◆ **Required task**: Reproduce the listing below without changes, except that pictures are left out.

- - -

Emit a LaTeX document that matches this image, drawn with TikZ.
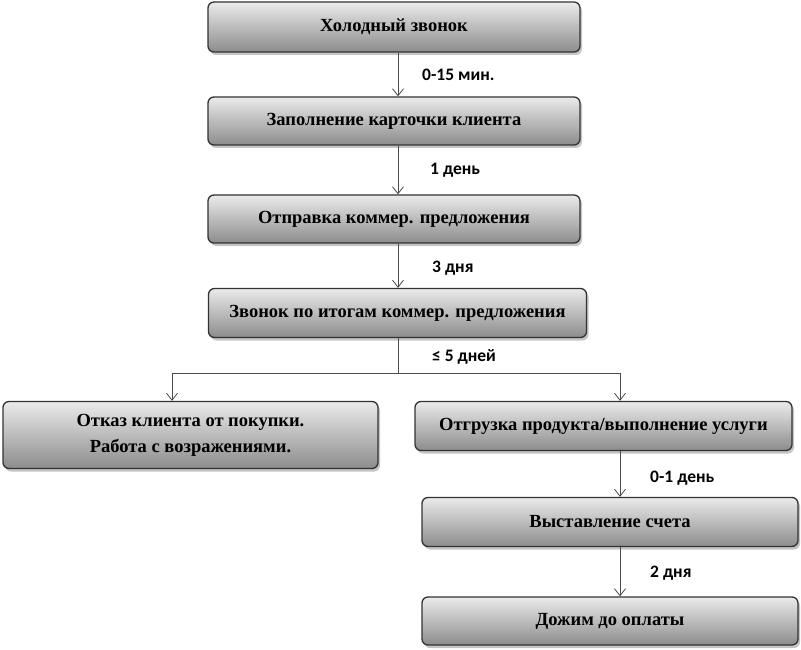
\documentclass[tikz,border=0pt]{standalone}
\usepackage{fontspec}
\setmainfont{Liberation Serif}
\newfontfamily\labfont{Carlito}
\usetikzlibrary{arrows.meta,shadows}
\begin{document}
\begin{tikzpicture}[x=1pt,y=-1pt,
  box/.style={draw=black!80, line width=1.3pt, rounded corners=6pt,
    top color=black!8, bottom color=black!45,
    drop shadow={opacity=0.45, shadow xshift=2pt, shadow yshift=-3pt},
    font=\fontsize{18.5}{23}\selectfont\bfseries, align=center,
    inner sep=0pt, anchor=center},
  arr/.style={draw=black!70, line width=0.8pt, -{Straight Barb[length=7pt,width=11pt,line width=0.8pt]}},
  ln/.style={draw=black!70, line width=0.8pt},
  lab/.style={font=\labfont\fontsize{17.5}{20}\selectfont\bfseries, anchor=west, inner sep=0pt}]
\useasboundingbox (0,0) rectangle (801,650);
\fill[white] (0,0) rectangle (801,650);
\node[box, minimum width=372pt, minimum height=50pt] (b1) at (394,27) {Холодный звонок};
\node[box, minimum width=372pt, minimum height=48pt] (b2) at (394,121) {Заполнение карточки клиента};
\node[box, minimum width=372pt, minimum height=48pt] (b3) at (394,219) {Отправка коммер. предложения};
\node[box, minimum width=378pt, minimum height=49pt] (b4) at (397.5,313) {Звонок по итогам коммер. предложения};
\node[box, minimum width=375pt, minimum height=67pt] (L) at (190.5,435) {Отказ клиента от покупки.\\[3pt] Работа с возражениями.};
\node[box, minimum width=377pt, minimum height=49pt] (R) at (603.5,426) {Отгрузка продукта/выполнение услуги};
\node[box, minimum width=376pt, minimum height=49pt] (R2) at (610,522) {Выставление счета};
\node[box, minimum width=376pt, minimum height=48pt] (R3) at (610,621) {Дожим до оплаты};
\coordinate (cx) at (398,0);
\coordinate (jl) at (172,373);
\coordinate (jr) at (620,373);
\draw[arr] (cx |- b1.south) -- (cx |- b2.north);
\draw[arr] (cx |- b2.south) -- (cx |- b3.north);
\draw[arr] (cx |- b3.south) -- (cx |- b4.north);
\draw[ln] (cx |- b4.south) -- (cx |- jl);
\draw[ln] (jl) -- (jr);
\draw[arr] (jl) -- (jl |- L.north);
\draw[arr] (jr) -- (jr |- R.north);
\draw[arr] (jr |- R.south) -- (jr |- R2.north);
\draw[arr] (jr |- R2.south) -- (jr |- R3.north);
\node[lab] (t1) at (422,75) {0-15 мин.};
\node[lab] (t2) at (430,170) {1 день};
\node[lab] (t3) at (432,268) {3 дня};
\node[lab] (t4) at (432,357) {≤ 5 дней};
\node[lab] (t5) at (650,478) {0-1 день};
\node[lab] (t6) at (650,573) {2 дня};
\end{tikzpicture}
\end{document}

- - -

◆ **Result**:
Emit a LaTeX document that matches this image, drawn with TikZ.
\documentclass[tikz,border=0pt]{standalone}
\usepackage{fontspec}
\setmainfont{Liberation Serif}
\newfontfamily\labfont{Carlito}
\usetikzlibrary{arrows.meta,shadows}
\begin{document}
\begin{tikzpicture}[x=1pt,y=-1pt,
  box/.style={draw=black!80, line width=1.3pt, rounded corners=6pt,
    top color=black!8, bottom color=black!45,
    drop shadow={opacity=0.45, shadow xshift=2pt, shadow yshift=-3pt},
    font=\fontsize{18.5}{23}\selectfont\bfseries, align=center,
    inner sep=0pt, anchor=center},
  arr/.style={draw=black!70, line width=0.8pt, -{Straight Barb[length=7pt,width=11pt,line width=0.8pt]}},
  ln/.style={draw=black!70, line width=0.8pt},
  lab/.style={font=\labfont\fontsize{17.5}{20}\selectfont\bfseries, anchor=west, inner sep=0pt}]
\useasboundingbox (0,0) rectangle (801,650);
\fill[white] (0,0) rectangle (801,650);
\node[box, minimum width=372pt, minimum height=50pt] (b1) at (394,27) {Холодный звонок};
\node[box, minimum width=372pt, minimum height=48pt] (b2) at (394,121) {Заполнение карточки клиента};
\node[box, minimum width=372pt, minimum height=48pt] (b3) at (394,219) {Отправка коммер. предложения};
\node[box, minimum width=378pt, minimum height=49pt] (b4) at (397.5,313) {Звонок по итогам коммер. предложения};
\node[box, minimum width=375pt, minimum height=67pt] (L) at (190.5,435) {Отказ клиента от покупки.\\[3pt] Работа с возражениями.};
\node[box, minimum width=377pt, minimum height=49pt] (R) at (603.5,426) {Отгрузка продукта/выполнение услуги};
\node[box, minimum width=376pt, minimum height=49pt] (R2) at (610,522) {Выставление счета};
\node[box, minimum width=376pt, minimum height=48pt] (R3) at (610,621) {Дожим до оплаты};
\coordinate (cx) at (398,0);
\coordinate (jl) at (172,373);
\coordinate (jr) at (620,373);
\draw[arr] (cx |- b1.south) -- (cx |- b2.north);
\draw[arr] (cx |- b2.south) -- (cx |- b3.north);
\draw[arr] (cx |- b3.south) -- (cx |- b4.north);
\draw[ln] (cx |- b4.south) -- (cx |- jl);
\draw[ln] (jl) -- (jr);
\draw[arr] (jl) -- (jl |- L.north);
\draw[arr] (jr) -- (jr |- R.north);
\draw[arr] (jr |- R.south) -- (jr |- R2.north);
\draw[arr] (jr |- R2.south) -- (jr |- R3.north);
\node[lab] (t1) at (422,75) {0-15 мин.};
\node[lab] (t2) at (430,170) {1 день};
\node[lab] (t3) at (432,268) {3 дня};
\node[lab] (t4) at (432,357) {≤ 5 дней};
\node[lab] (t5) at (650,478) {0-1 день};
\node[lab] (t6) at (650,573) {2 дня};
\end{tikzpicture}
\end{document}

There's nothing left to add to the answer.